Porque la oportunidad para diseccionar esos miedos, esa indefensión que no puede curar el dinero ni la tecnología, era quizás única, tratándose de un director capaz de hacer regresar los temores de los siete pecados capitales a la vida de la gran urbe, y haciéndonos estremecer. Pero de ese estremecimiento violento, sólo hay migajas, y de esa disección, sólo una tangencial muestra, coartada por la servidumbre a un esquema preestablecido que se revela incapaz de trascender. Por ejemplo la magnífica secuencia de la llegada de los policías, o la del vecino con el que quieren comunicarse. Un relato de esta ambición exigía menos cálculo y más ir abriéndose de forma paulatina hasta abarcar algo más que una reflexión tan pobre.
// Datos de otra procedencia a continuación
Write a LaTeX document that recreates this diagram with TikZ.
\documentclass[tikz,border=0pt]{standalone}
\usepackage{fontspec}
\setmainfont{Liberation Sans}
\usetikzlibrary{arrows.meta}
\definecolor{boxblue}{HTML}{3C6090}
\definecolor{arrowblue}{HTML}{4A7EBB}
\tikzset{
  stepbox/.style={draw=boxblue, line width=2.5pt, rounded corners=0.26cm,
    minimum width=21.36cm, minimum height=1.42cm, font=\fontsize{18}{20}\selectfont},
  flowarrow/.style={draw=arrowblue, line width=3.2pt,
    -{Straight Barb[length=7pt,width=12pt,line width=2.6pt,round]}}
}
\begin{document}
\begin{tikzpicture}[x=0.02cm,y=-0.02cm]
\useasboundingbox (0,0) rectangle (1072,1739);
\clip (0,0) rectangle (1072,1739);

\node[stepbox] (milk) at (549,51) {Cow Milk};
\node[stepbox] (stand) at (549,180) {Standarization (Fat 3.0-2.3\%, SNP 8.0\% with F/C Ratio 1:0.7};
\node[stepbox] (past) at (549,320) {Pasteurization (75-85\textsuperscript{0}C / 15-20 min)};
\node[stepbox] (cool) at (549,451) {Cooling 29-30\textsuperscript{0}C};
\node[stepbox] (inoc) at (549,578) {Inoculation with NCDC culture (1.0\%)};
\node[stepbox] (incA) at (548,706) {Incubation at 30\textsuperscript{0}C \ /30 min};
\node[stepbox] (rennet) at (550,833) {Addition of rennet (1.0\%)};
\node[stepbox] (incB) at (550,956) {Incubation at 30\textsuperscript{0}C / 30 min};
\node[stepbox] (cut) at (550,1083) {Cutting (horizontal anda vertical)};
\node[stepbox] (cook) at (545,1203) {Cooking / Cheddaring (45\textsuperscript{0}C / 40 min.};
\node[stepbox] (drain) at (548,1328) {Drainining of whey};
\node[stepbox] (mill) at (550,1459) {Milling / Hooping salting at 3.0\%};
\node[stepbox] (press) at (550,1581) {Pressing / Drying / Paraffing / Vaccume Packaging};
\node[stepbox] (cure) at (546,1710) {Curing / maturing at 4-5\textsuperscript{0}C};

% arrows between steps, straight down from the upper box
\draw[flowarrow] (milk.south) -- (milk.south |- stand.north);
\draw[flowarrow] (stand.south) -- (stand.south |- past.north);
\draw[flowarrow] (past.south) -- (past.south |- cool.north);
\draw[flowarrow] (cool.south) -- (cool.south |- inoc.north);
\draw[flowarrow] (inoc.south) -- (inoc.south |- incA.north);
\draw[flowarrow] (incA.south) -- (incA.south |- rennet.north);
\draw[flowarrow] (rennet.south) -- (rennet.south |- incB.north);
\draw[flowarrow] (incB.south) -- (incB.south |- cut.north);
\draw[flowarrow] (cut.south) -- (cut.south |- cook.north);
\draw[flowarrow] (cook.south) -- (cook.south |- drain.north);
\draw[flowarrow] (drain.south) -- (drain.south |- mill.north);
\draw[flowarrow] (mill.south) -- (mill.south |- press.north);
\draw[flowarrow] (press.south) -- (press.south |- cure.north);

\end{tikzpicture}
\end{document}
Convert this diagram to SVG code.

El talento de Fincher para el suspense ya había quedado más que probado anteriormente, así como su habilidad para la atmósfera. Pero su Mundo de Tinieblas particular podía haber contado con dos películas muy importantes que habrían sido su retrato de la sociedad contemporánea, con ‘The Game’ y ‘Panic Room’. Y aunque la segunda es sensiblemente superior a la primera, todavía le faltaba su gran película en ese sentido. Cinco años después volvería a intentarlo con la que quizá es su película menos comprendida. Y es que no debe ser nada fácil ser David Fincher, e intentar firmar películas personales.